I have a system of 3 nonlinear inequalities in 3 variables, and I need to find $x, y, z$, in terms of the parameters, that satisfies the equations. The system is: \begin{equation} \begin{aligned} \frac{1}{1+z^m}-ax < 0\\ x-by<0\\ y-cz<0 \end{aligned} \end{equation}
Where $a, b, c > 0$ are constants and $m$ a positive integer. How can I go about solving for x, y, z in terms of the parameters? Thanks for any help with this!
Assume the additional constraint $z > 0$.
The last two inequalities $$ \left\lbrace \begin{align*} &x-by < 0\\[4pt] &y-cz < 0\\[4pt] \end{align*} \right. $$ of the given system trap $y$ by $$ \frac{x}{b} < y < cz $$ so we must have $x < bcz$.

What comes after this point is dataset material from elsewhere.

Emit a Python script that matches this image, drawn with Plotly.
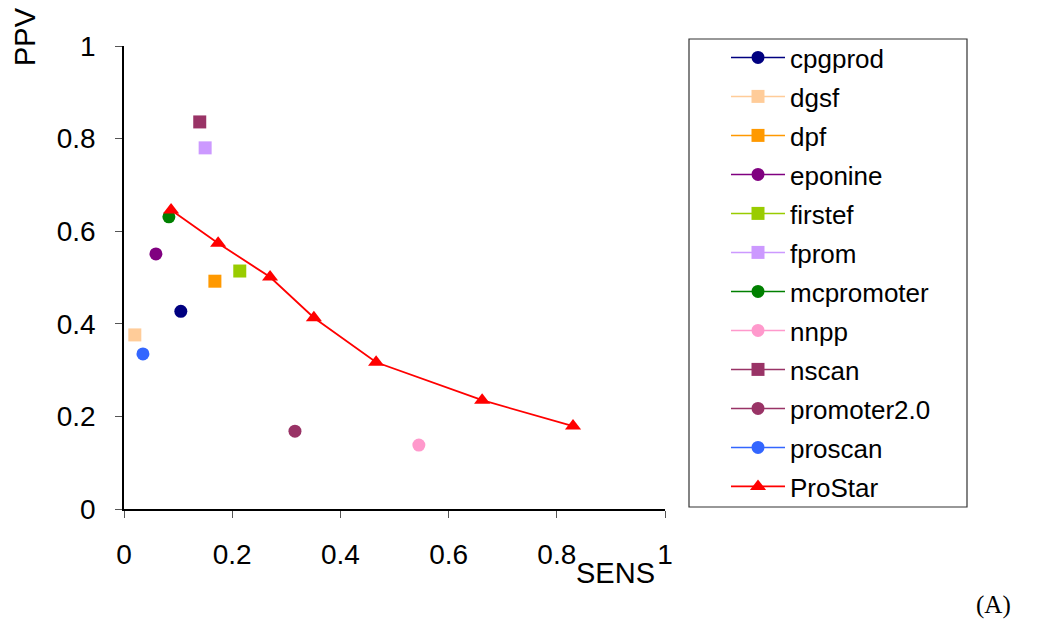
import plotly.graph_objects as go

names = ["cpgprod", "dgsf", "dpf", "eponine", "firstef", "fprom",
         "mcpromoter", "nnpp", "nscan", "promoter2.0", "proscan"]
sens = [0.105, 0.020, 0.168, 0.059, 0.214, 0.150, 0.083, 0.545, 0.140, 0.316, 0.035]
ppv = [0.427, 0.376, 0.492, 0.551, 0.514, 0.780, 0.631, 0.138, 0.836, 0.168, 0.335]
colors = ["#000080", "#FFCC99", "#FF9900", "#800080", "#99CC00", "#CC99FF",
          "#008000", "#FF99CC", "#993366", "#993366", "#3366FF"]
symbols = ["circle", "square", "square", "circle", "square", "square",
           "circle", "circle", "square", "circle", "circle"]

prostar_sens = [0.087, 0.174, 0.270, 0.351, 0.466, 0.662, 0.830]
prostar_ppv = [0.646, 0.574, 0.501, 0.413, 0.317, 0.235, 0.179]

tick_vals = [0, 0.2, 0.4, 0.6, 0.8, 1]
tick_text = ["0", "0.2", "0.4", "0.6", "0.8", "1"]

FONT = "Liberation Sans, Arial, sans-serif"
OFF = 8  # page body margin
W, H = 1040 - OFF, 633 - OFF
L, R, T, B = 124 - OFF, 665 - OFF, 46 - OFF, 509 - OFF  # plot area in figure px
PW, PH = R - L, B - T


def px(x):
    return (x - OFF - L) / PW


def py(y):
    return (B - (y - OFF)) / PH


fig = go.Figure()
for i, n in enumerate(names):
    fig.add_trace(go.Scatter(
        x=[sens[i]], y=[ppv[i]], name=n, mode="lines+markers",
        legendgroup=n,
        line=dict(color=colors[i], width=1.5),
        marker=dict(color=colors[i], symbol=symbols[i], size=13),
    ))
fig.add_trace(go.Scatter(
    x=prostar_sens, y=prostar_ppv, name="ProStar", mode="lines+markers",
    legendgroup="ProStar",
    line=dict(color="#FF0000", width=1.8),
    marker=dict(color="#FF0000", symbol="triangle-up", size=14),
))

fig.update_layout(
    width=W, height=H,
    margin=dict(l=L, r=W - R, t=T, b=H - B),
    paper_bgcolor="white", plot_bgcolor="white",
    font=dict(family=FONT, size=28, color="black"),
    showlegend=True,
    legend=dict(
        x=px(726), y=py(34), xanchor="left", yanchor="top",
        font=dict(family=FONT, size=26, color="black"),
        tracegroupgap=2.2,
        itemwidth=54,
        maxheight=600,
        bgcolor="rgba(0,0,0,0)",
    ),
    xaxis=dict(
        range=[0, 1], tickvals=tick_vals, ticktext=tick_text,
        showgrid=False, zeroline=False, showline=True, linecolor="black",
        linewidth=1.5, ticks="outside", ticklen=7, tickcolor="#555",
        ticklabelstandoff=13, fixedrange=True,
    ),
    yaxis=dict(
        range=[0, 1], tickvals=tick_vals, ticktext=tick_text,
        showgrid=False, zeroline=False, showline=True, linecolor="black",
        linewidth=1.5, ticks="outside", ticklen=7, tickcolor="#555",
        ticklabelstandoff=14, fixedrange=True,
    ),
    shapes=[dict(type="rect", xref="paper", yref="paper",
                 x0=px(689), x1=px(967), y0=py(507), y1=py(39),
                 line=dict(color="#333", width=1.2))],
    annotations=[
        dict(text="SENS", xref="paper", yref="paper",
             x=px(615), y=py(573), xanchor="center", yanchor="middle",
             showarrow=False, font=dict(family=FONT, size=29)),
        dict(text="PPV", xref="paper", yref="paper",
             x=px(25), y=py(37), textangle=-90,
             xanchor="center", yanchor="middle",
             showarrow=False, font=dict(family=FONT, size=29)),
        dict(text="(A)", xref="paper", yref="paper",
             x=px(993), y=py(605), xanchor="center", yanchor="middle",
             showarrow=False,
             font=dict(family="Liberation Serif, Times New Roman, serif", size=25)),
    ],
)

fig.write_html("out.html")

Using the first inequality $$ \frac{1}{(1+z^m)}-ax < 0 $$ of the given system together with $x < bcz$, we get that $x$ is trapped by $$ \frac{1}{a(1+z^m)} < x < bcz $$ so a necessary condition on $z$ is $$ \frac{1}{a(1+z^m)} < bcz $$ Reversing the process, we can solve the given system as follows . . .
Let $z$ be any positive real number such that $$ \frac{1}{a(1+z^m)} < bcz $$ Note that the above inequality holds for all sufficiently large $z$ since, as $z$ approaches infinity, the $\text{LHS}$ approaches zero and the $\text{RHS}$ approaches infinity.
For the chosen $z$, choose any $x$ such that $$ \frac{1}{a(1+z^m)} < x < bcz $$ Then for the chosen $x,z$, we have $$ \frac{x}{b} < cz $$ hence if we now choose any $y$ such that $$ \frac{x}{b} < y < cz $$ it follows that the system $$ \left\lbrace \begin{align*} &\frac{1}{(1+z^m)}-ax < 0\\[4pt] &x-by < 0\\[4pt] &y-cz < 0\\[4pt] \end{align*} \right. $$ is satisfied, and moreover, with the additional constraint $z > 0$, the choices of $x,y,z$ as described yield all solutions.
As an example, the triple $(x,y,z)$ given by $$ \left\lbrace \begin{align*} &x=\frac{1}{a}\\[4pt] &y=\frac{2}{ab}\\[4pt] &z=\frac{3}{abc}\\[4pt] \end{align*} \right. \qquad\qquad\;\; $$ always satisfies the given system.